A guarantee failure with CMSClassUnloadingMaxInterval

Thu May 16 22:03:05 UTC 2013

Hiroshi,

Thanks.

Let me see if I understand the problem you've hit by explaining
your mail back to you.  Please correct me if I've jumped the
wrong way.

For the situation where CMS is doing class unloading not every time but
at an interval CMSClassUnloadingMaxInterval (let's say that
class unloading is not done at  N and is at N+1.

Because the decision to do marking uses only CMSClassUnloadingEnabled
and ignores CMSClassUnloadingMaxInterval, at collection N classloaders
and classes can die (i.e., not marked as live).

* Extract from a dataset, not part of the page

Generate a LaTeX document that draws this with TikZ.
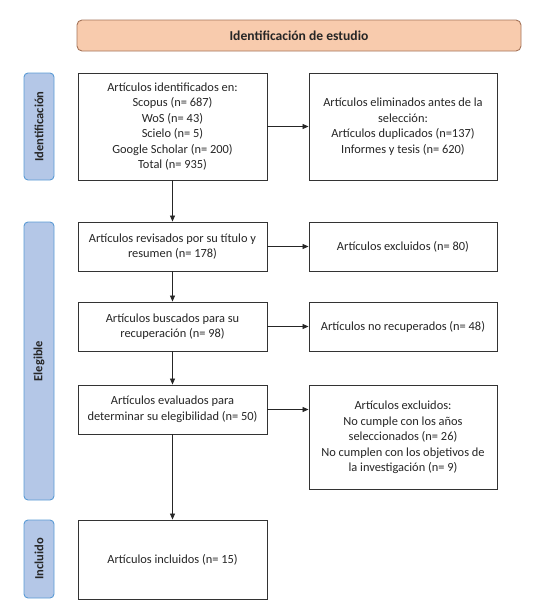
\documentclass[tikz,border=0pt]{standalone}
\usepackage{fontspec}
\setmainfont{Carlito}
\usetikzlibrary{arrows.meta}
\definecolor{peach}{HTML}{F8CBAD}
\definecolor{peachline}{HTML}{A5745A}
\definecolor{sideblue}{HTML}{B4C7E7}
\definecolor{sideline}{HTML}{5B9BD5}
\definecolor{txt}{HTML}{262626}
\begin{document}
\begin{tikzpicture}[x=1pt,y=-1pt,
  box/.style={draw=black!80, line width=0.9pt, fill=white, align=center, inner sep=2pt,
    font=\fontsize{12.4}{15.5}\selectfont, text=txt},
  lbox/.style={box, minimum width=189pt},
  rbox/.style={box, minimum width=188pt},
  side/.style={draw=sideline, line width=0.9pt, fill=sideblue, rounded corners=4pt,
    minimum width=30pt},
  sidetext/.style={rotate=90, font=\fontsize{12.5}{14}\selectfont\bfseries, text=txt},
  title/.style={draw=peachline, line width=0.9pt, fill=peach, rounded corners=5pt,
    minimum width=444pt, minimum height=31pt, font=\fontsize{13.6}{15}\selectfont\bfseries, text=txt},
  arr/.style={-{Triangle[length=6pt,width=5pt]}, line width=0.8pt, draw=black!85}]
\useasboundingbox (0,0) rectangle (547,606);

\node[title] (t) at (299,35.5) {Identificación de estudio};

\node[side, minimum height=107pt] (s1) at (39,126.5) {};
\node[sidetext] (s1t) at (s1.center) {Identificación};
\node[side, minimum height=278pt] (s2) at (39,361) {};
\node[sidetext] (s2t) at (s2.center) {Elegible};
\node[side, minimum height=78pt] (s3) at (39,559) {};
\node[sidetext] (s3t) at (s3.center) {Incluido};

\node[lbox, minimum height=107pt] (a1) at (172.5,126.5) {Artículos identificados en:\\Scopus (n= 687)\\WoS (n= 43)\\Scielo (n= 5)\\Google Scholar (n= 200)\\Total (n= 935)};
\node[lbox, minimum height=49pt] (a2) at (172.5,246.5) {Artículos revisados por su título y\\resumen (n= 178)};
\node[lbox, minimum height=49pt] (a3) at (172.5,326.5) {Artículos buscados para su\\recuperación (n= 98)};
\node[lbox, minimum height=49pt] (a4) at (172.5,409.5) {Artículos evaluados para\\determinar su elegibilidad (n= 50)};
\node[lbox, minimum height=79pt] (a5) at (172.5,559.5) {Artículos incluidos (n= 15)};

\node[rbox, minimum height=107pt] (b1) at (403,126.5) {Artículos eliminados antes de la\\selección:\\Artículos duplicados (n=137)\\Informes y tesis (n= 620)};
\node[rbox, minimum height=49pt] (b2) at (403,246.5) {Artículos excluidos (n= 80)};
\node[rbox, minimum height=49pt] (b3) at (403,326.5) {Artículos no recuperados (n= 48)};
\node[rbox, minimum height=104pt, anchor=north] (b4) at (403,385) {Artículos excluidos:\\No cumple con los años\\seleccionados (n= 26)\\No cumplen con los objetivos de\\la investigación (n= 9)};

\draw[arr] (a1) -- (a2);
\draw[arr] (a2) -- (a3);
\draw[arr] (a3) -- (a4);
\draw[arr] (a4) -- (a5);
\draw[arr] (a1.east) -- (b1.west);
\draw[arr] (a2.east) -- (b2.west);
\draw[arr] (a3.east) -- (b3.west);
\draw[arr] (a4.east) -- (a4.east -| b4.west);
\end{tikzpicture}
\end{document}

The decision to purge the system dictionary does take
CMSClassUnloadingMaxInterval into account so a purge
is not done at N.  This leaves dead (classloader, classes)
in the system dictionary.  I think this is where the damage
is done.  When the system dictionary is purged at N+1,
the purges encounters a dead object and odd things
happen.

I don't necessarily see why the guarantee() fails but with
dead objects in the dictionary, it certainly is possible.

Coleen,

The guarantee failure is

>           // The loader in this entry is alive. If the klass is dead,
>           // the loader must be an initiating loader (rather than the
>           // defining loader). Remove this entry.
>           if (!is_alive->do_object_b(e)) {
>             guarantee(!is_alive->do_object_b(k_def_class_loader),
>                       "defining loader should not be live if klass is not");
>             // If we get here, the class_loader must not be the defining
>             // loader, it must be an initiating one.
>             assert(k_def_class_loader != class_loader,
>                    "cannot have live defining loader and unreachable klass");

If we're doing marking correctly, the defining class
loader should be dead and the guarantee() should
only fail if k_def_class_loader is pointing to garbage,
right?

I'm trying to differentiate between the case where the
marking is wrong and the case where the skipping of
a purge could cause the guarantee() to fail.

Thanks.

Jon

On 5/16/13 1:27 PM, Hiroshi Yamauchi wrote:
> Hi Jon,
>
>> Do you ever see any other type of crash in the VM when you set
>> CMSClassUnloadingMaxInterval?  Or it it only the guarantee()
>> that fails?
> So far, it's only the guarantee() that fails.
>
>> I noticed that the stack trace goes through the stop-the-world
>> mark-sweep-compact collector.  Is that always the case?
> There was another case where the class unloading during the remark
> phase crashed at the same guarantee() as in:
>
> Stack: [0x2a087000,0x2a108000],  sp=0x2a106a00,  free space=510k
> Native frames: (J=compiled Java code, j=interpreted, Vv=VM code, C=native code)
> V  [libjvm.so+0x90657d]  VMError::report_and_die()+0x1ad
> V  [libjvm.so+0x393aef]  report_vm_error(char const*, int, char
> const*, char const*)+0x4f
> V  [libjvm.so+0x3ef9f6]  Dictionary::do_unloading(BoolObjectClosure*)+0x8f6
> V  [libjvm.so+0x864faf]  SystemDictionary::do_unloading(BoolObjectClosure*)+0x2f
> V  [libjvm.so+0x372ba1]  CMSCollector::refProcessingWork(bool, bool)+0x681
> V  [libjvm.so+0x374bd3]  CMSCollector::checkpointRootsFinalWork(bool,
> bool, bool)+0x123
> V  [libjvm.so+0x3751df]  CMSCollector::checkpointRootsFinal(bool,
> bool, bool)+0x1bf
> V  [libjvm.so+0x3757c7]
> CMSCollector::do_CMS_operation(CMSCollector::CMS_op_type)+0x357
> V  [libjvm.so+0x903846]  VM_CMS_Final_Remark::doit()+0x66
> V  [libjvm.so+0x910528]  VM_Operation::evaluate()+0x48
> V  [libjvm.so+0x90f0e3]  VMThread::loop()+0x233
> V  [libjvm.so+0x90f8d8]  VMThread::run()+0x98
> V  [libjvm.so+0x741c05]  java_start(Thread*)+0x215
> C  [libpthread.so.0+0x609e]  start_thread+0xce
>
> VM_Operation (0x2a9fedb4): CMS_Final_Remark, mode: safepoint,
> requested by thread 0x316f6400
>
> But I haven't been able to reproduce this case so far.
>
> Thanks.